The Shock looked horrible in that opening quarter, but they were the same problems we’ve seen for the last year and a half under Richardson – lack of organisation, atrocious transition defense, and a general deficit in talent compared to their opponents. It’s going to take Edwards – or whoever comes in – quite some time to sort out most of those issues. You’ll have to forgive me for not paying too much attention to the rest of the game. It was literally 30 minutes of garbage time. At halftime Phoenix were up 60-28, and still shooting over 77% from the floor. In the second half, the starters only came back on the floor because the bench players needed an occasional break. If this was a fight, the ref would’ve been waving his arms and awarding the TKO long before the final bell rang on the 102-68 Mercury win.
I don’t know what you can take from this game. Tulsa are awful, and Edwards has a lot of work ahead of her, but we knew that. Phoenix can run away from teams – especially bad ones – when they’re on song, but we knew that too. It’ll be recalled as one of the most extraordinary opening quarters in WNBA history, and no one will bother remembering the other 30 minutes for longer than it took them to drive home. Welcome to the WNBA coaching ranks, Ms Edwards, and good luck. You’re going to need it.
In other news…
Cappie Pondexter and Sue Bird were named Player of the Week in their respective conferences. Very solid choices, although Cappie almost left it too late to start racking up the numbers in yesterday’s game. I expected Bird to be beaten out by someone from Phoenix, who went 3-0 this week (vs. Seattle’s 1-1), but the official release didn’t mention any Mercury players as ‘other candidates’. So maybe Phoenix felt that beating up on Tulsa twice shouldn’t lead to a P.O.W. award. Or maybe they just forgot to get the nominations in. Either way, I’m happy because I would’ve given it to Bird anyway.
[…] Richard Cohen par svētdienas spēlēm un “Sparks” treneru situāciju. [WNBAlien] […]
Richard, why should you be surprised? The way the Sparks were going, I expected a coaching change when they returned from the road. No team can contend for a playoff spot, let alone a championship, if it cannot win on the road. I just hope Toler gets the ax, as well, because she doesn’t know how to manage a salary cap or scout talent.
Solely because Gillom had the excuse of Parker’s injury, and because teams aren’t usually that quick to pull the trigger.

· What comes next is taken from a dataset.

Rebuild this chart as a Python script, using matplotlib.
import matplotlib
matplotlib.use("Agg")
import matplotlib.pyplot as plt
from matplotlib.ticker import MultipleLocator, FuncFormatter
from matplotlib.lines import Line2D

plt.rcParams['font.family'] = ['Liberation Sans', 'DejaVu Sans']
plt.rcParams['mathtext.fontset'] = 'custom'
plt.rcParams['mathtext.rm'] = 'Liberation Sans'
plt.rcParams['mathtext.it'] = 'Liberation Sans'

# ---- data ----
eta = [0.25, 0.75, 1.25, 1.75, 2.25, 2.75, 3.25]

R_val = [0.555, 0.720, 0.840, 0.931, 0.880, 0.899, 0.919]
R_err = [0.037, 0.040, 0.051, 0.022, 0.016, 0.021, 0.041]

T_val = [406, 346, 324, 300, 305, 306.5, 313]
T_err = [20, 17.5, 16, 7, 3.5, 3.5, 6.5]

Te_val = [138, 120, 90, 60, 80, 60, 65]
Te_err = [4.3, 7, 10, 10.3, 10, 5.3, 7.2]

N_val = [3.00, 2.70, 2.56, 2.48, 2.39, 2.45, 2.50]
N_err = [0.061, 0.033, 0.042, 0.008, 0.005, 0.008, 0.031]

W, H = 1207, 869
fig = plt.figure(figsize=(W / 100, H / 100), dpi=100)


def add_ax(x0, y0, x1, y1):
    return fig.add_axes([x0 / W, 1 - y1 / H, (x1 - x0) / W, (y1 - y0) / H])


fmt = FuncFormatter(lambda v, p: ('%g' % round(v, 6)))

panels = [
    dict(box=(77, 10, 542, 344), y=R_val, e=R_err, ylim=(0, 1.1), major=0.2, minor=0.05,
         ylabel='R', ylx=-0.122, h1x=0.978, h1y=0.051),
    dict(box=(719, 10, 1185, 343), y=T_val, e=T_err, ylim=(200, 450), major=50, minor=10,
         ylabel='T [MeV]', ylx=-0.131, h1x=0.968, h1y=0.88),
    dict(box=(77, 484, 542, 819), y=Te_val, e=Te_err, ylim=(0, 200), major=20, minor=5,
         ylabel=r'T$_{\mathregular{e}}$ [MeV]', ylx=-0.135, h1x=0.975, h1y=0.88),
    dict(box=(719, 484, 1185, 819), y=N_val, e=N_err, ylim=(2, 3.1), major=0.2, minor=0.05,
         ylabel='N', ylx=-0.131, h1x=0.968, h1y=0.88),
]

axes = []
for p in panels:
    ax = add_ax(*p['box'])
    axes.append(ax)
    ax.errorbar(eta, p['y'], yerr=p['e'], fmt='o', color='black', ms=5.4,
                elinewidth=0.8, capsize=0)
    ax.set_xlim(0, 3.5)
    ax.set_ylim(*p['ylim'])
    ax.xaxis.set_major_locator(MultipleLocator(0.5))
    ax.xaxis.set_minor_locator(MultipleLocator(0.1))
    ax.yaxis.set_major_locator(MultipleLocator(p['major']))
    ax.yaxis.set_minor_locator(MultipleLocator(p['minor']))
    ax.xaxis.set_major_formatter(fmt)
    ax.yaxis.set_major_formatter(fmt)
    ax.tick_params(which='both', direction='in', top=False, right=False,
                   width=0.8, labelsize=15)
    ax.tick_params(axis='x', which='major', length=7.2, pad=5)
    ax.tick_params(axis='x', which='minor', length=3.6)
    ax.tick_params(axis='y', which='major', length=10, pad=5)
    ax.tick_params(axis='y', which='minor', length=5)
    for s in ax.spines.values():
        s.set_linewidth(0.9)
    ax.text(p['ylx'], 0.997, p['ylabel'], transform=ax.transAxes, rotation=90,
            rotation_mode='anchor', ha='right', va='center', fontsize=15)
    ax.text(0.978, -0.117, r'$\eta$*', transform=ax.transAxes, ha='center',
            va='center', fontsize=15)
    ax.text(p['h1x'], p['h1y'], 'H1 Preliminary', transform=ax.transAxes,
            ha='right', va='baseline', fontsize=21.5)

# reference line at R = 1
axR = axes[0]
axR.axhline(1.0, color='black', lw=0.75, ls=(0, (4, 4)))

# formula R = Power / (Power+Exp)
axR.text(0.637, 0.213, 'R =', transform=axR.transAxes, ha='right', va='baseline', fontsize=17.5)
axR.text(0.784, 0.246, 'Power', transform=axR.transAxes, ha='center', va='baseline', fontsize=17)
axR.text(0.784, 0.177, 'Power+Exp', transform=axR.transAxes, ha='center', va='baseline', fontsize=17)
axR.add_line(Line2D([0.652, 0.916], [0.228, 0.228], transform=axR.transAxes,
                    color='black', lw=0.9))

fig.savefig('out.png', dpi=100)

I was critical of Gillom throughout last season as well, so it’s certainly not that I thought she was a great coach or doing a wonderful job.

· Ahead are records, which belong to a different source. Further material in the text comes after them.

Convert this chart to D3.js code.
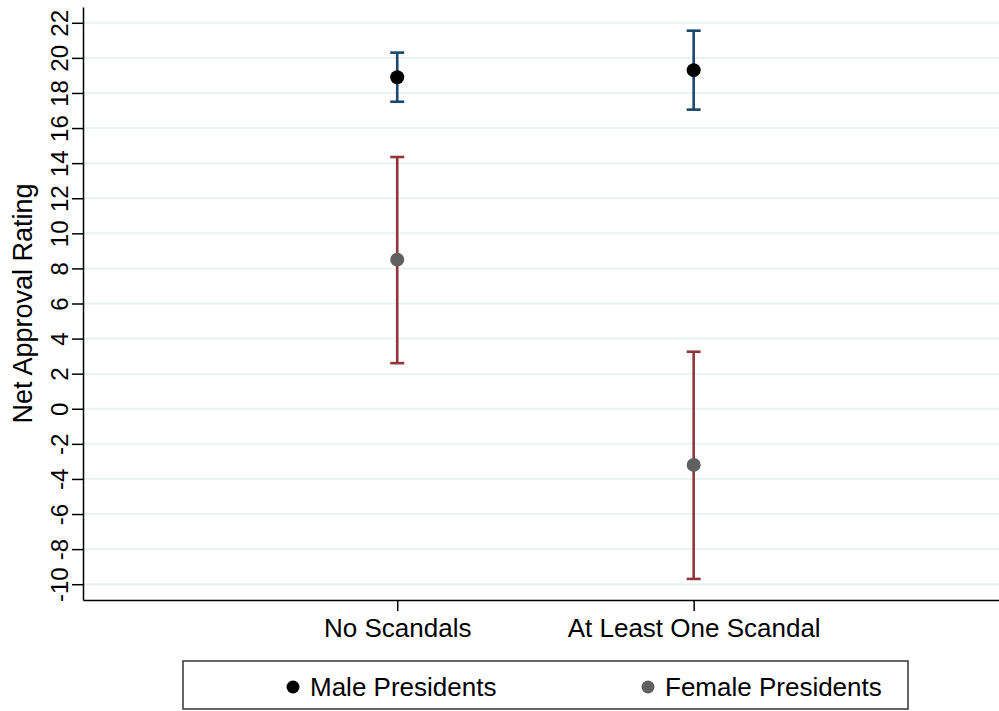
<!DOCTYPE html>
<meta charset="utf-8">
<style>
body { margin: 0; background: #fff; }
svg { display: block; font-family: "Liberation Sans", Arial, Helvetica, sans-serif; }
.grid line { stroke: #eaf2f3; stroke-width: 2px; }
.axis path, .axis line { stroke: #000; stroke-width: 1.5px; }
.axis text { fill: #000; }
</style>
<svg width="999" height="711"></svg>
<script src="https://cdn.jsdelivr.net/npm/d3@7"></script>
<script>
// values
var categories = ["No Scandals", "At Least One Scandal"];
var catPos = [1, 2];
var maleEst = [18.9, 19.3],
    maleLo = [17.5, 17.05],
    maleHi = [20.3, 21.55];
var femaleEst = [8.5, -3.2],
    femaleLo = [2.6, -9.7],
    femaleHi = [14.35, 3.25];
var yTicks = [-10, -8, -6, -4, -2, 0, 2, 4, 6, 8, 10, 12, 14, 16, 18, 20, 22];
var seriesNames = ["Male Presidents", "Female Presidents"];

var svg = d3.select("svg"),
    pLeft = 83, pRight = 999, pTop = 7, pBottom = 600;

var x = d3.scaleLinear().domain([-0.06, 3.03]).range([pLeft, pRight]),
    y = d3.scaleLinear().domain([-10.9, 22.9]).range([pBottom, pTop]);

// grid
svg.append("g").attr("class", "grid")
  .selectAll("line").data(yTicks).enter().append("line")
    .attr("x1", pLeft).attr("x2", pRight)
    .attr("y1", function(d) { return y(d); })
    .attr("y2", function(d) { return y(d); });

// y axis
var yaxis = svg.append("g")
  .attr("class", "axis")
  .attr("transform", "translate(" + pLeft + ",0)")
  .call(d3.axisLeft(y).tickValues(yTicks).tickSize(11).tickSizeOuter(0)
    .tickFormat(function(d) { return String(d); }));
yaxis.attr("font-family", null).attr("font-size", null);
yaxis.selectAll("text")
  .attr("x", 0).attr("dy", 0)
  .attr("text-anchor", "middle")
  .attr("transform", "translate(-15,0) rotate(-90)")
  .style("font-size", "24px");

svg.append("text")
  .attr("transform", "translate(32," + ((pTop + pBottom) / 2) + ") rotate(-90)")
  .attr("text-anchor", "middle")
  .style("font-size", "27px")
  .text("Net Approval Rating");

// x axis
var xaxis = svg.append("g")
  .attr("class", "axis")
  .attr("transform", "translate(0," + pBottom + ")")
  .call(d3.axisBottom(x).tickValues(catPos)
    .tickFormat(function(d, i) { return categories[i]; })
    .tickSize(11).tickSizeOuter(0));
xaxis.attr("font-family", null).attr("font-size", null);
xaxis.selectAll("text")
  .attr("y", 37).attr("dy", 0)
  .style("font-size", "26px");

// error bars
function drawSeries(est, lo, hi, barColor, dotColor) {
  var g = svg.append("g");
  var data = catPos.map(function(c, i) { return {c: c, est: est[i], lo: lo[i], hi: hi[i]}; });
  var cap = 7;
  g.selectAll(".stem").data(data).enter().append("line")
    .attr("x1", function(d) { return x(d.c); }).attr("x2", function(d) { return x(d.c); })
    .attr("y1", function(d) { return y(d.lo); }).attr("y2", function(d) { return y(d.hi); })
    .attr("stroke", barColor).attr("stroke-width", 2.6);
  ["lo", "hi"].forEach(function(k) {
    g.selectAll(".cap" + k).data(data).enter().append("line")
      .attr("x1", function(d) { return x(d.c) - cap; }).attr("x2", function(d) { return x(d.c) + cap; })
      .attr("y1", function(d) { return y(d[k]); }).attr("y2", function(d) { return y(d[k]); })
      .attr("stroke", barColor).attr("stroke-width", 2.6);
  });
  g.selectAll("circle").data(data).enter().append("circle")
    .attr("cx", function(d) { return x(d.c); })
    .attr("cy", function(d) { return y(d.est); })
    .attr("r", 7)
    .attr("fill", dotColor);
}
drawSeries(maleEst, maleLo, maleHi, "#1a476f", "#000");
drawSeries(femaleEst, femaleLo, femaleHi, "#90353b", "#606060");

// legend
var legend = svg.append("g");
legend.append("rect")
  .attr("x", 183).attr("y", 661).attr("width", 725).attr("height", 48)
  .attr("fill", "#fff").attr("stroke", "#333").attr("stroke-width", 1.5);
var legX = [293, 648], legColors = ["#000", "#606060"];
seriesNames.forEach(function(name, i) {
  legend.append("circle").attr("cx", legX[i]).attr("cy", 687).attr("r", 6.5).attr("fill", legColors[i]);
  legend.append("text").attr("x", legX[i] + 17).attr("y", 696)
    .style("font-size", "26px").text(name);
});
</script>
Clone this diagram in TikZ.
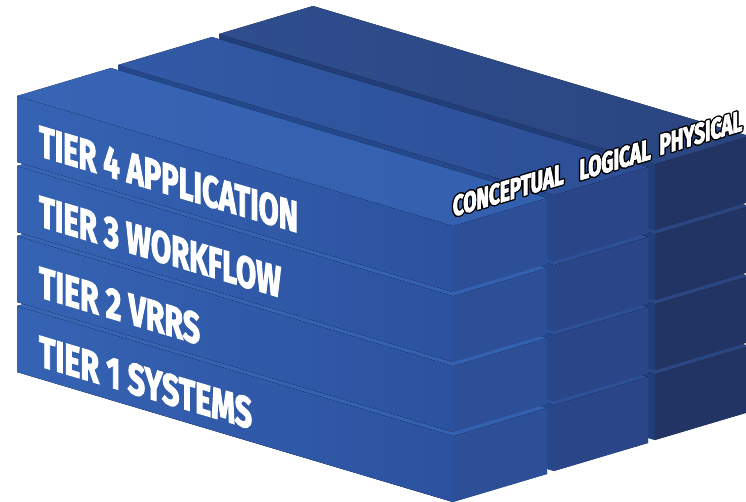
\documentclass[tikz,border=0pt]{standalone}
\usepackage{fontspec}
\usepackage{graphicx}
\setmainfont{Fira Sans}
\newfontfamily\tierfont{Fira Sans}[BoldFeatures={FakeBold=3}]
\newfontfamily\colfont{Fira Sans}[BoldFeatures={FakeBold=3,FakeStretch=0.65}]
\usetikzlibrary{calc}

\definecolor{cAfl}{HTML}{3563B3}
\definecolor{cAfr}{HTML}{2C529F}
\definecolor{cAr}{HTML}{2D4F98}
\definecolor{cAt}{HTML}{3764B4}
\definecolor{cAt2}{HTML}{3260AE}
\definecolor{cBf}{HTML}{25478B}
\definecolor{cBr}{HTML}{2A4688}
\definecolor{cBt}{HTML}{325AA6}
\definecolor{cBt2}{HTML}{2C4E95}
\definecolor{cCf}{HTML}{213E78}
\definecolor{cCr}{HTML}{213463}
\definecolor{cCt}{HTML}{2F4E8E}
\definecolor{cCt2}{HTML}{2A4580}

\newcommand\olcopy[3]{\makebox[0pt][l]{\color{black}\kern#1\raisebox{#2}{#3}}}
\newcommand\outlined[1]{%
  \olcopy{-1.4pt}{0pt}{#1}\olcopy{1.4pt}{0pt}{#1}%
  \olcopy{0pt}{1.4pt}{#1}\olcopy{0pt}{-1.4pt}{#1}%
  \olcopy{-1pt}{1pt}{#1}\olcopy{1pt}{1pt}{#1}%
  \olcopy{-1pt}{-1pt}{#1}\olcopy{1pt}{-1pt}{#1}%
  #1}

\tikzset{
  front0/.style={left color=cAfl, right color=cAfr},
  right0/.style={fill=cAr},
  top0/.style={left color=cAt, right color=cAt2},
  sil0/.style={fill=cAr},
  front1/.style={fill=cBf},
  right1/.style={fill=cBr},
  top1/.style={left color=cBt, right color=cBt2},
  sil1/.style={fill=cBr},
  front2/.style={fill=cCf},
  right2/.style={fill=cCr},
  top2/.style={left color=cCt, right color=cCt2},
  sil2/.style={fill=cCr},
  tierlbl/.style={anchor=base west, inner sep=0pt, outer sep=0pt, text=white,
    font=\tierfont\bfseries, yslant=-0.296},
  collbl/.style={anchor=base west, inner sep=0pt, outer sep=0pt, text=white,
    font=\colfont\bfseries\fontsize{29pt}{32pt}\selectfont, yslant=0.298},
}

% block: #1 column (0 front .. 2 back), #2 tier (1 bottom .. 4 top)
\newcommand\drawblock[2]{%
  \pgfmathsetmacro\px{17+101*#1}%
  \pgfmathsetmacro\py{372-31*#1}%
  \pgfmathsetmacro\zb{(#2-1)*70}%
  \pgfmathsetmacro\ya{\py-\zb}%
  \pgfmathsetmacro\yt{\py-\zb-66}%
  \fill[sil#1] (\px,\ya) -- ++(436,130) -- ++(94,-28) -- ++(0,-66)
     -- ++(-94,28) -- ++(-436,-130) -- cycle;
  \fill[front#1] (\px,\ya) -- ++(436,130) -- ++(0,-66) -- ++(-436,-130) -- cycle;
  \fill[right#1] ($(\px,\ya)+(436,130)$) -- ++(94,-28) -- ++(0,-66) -- ++(-94,28) -- cycle;
  \fill[top#1] (\px,\yt) -- ++(436,130) -- ++(94,-28) -- ++(-436,-130) -- cycle;
}

\begin{document}
\begin{tikzpicture}[x=1pt,y=-1pt]
\useasboundingbox (0,0) rectangle (746,502);
\foreach \k in {2,1,0}{
  \foreach \n in {1,2,3,4}{
    \drawblock{\k}{\n}
  }
}
\node[tierlbl] (t4) at (39,156) {\resizebox{259pt}{31pt}{TIER 4 APPLICATION}};
\node[tierlbl] (t3) at (39,226) {\resizebox{242pt}{31pt}{TIER 3 WORKFLOW}};
\node[tierlbl] (t2) at (39,297) {\resizebox{161pt}{31pt}{TIER 2 VRRS}};
\node[tierlbl] (t1) at (39,366) {\resizebox{213pt}{31pt}{TIER 1 SYSTEMS}};

\node[collbl] (lc) at (453,216.7) {\outlined{CONCEPTUAL}};
\node[collbl] (ll) at (579.5,180.3) {\outlined{LOGICAL}};
\node[collbl] (lp) at (659.5,155.2) {\outlined{PHYSICAL}};
\end{tikzpicture}
\end{document}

From everything I’ve heard, Toler’s a nightmare to deal with, but I don’t really see why people have been so critical of her just lately. This is the best roster LA have had in years, they’re deep, they got Toliver, O’Hea, Hoffman and Ticha for nothing or practically nothing, and Lavender’s looking like she was probably the right pick at #5 (barring a leap of faith with Adams, who everyone else passed on as well). Not really sure what else she’s supposed to have done lately.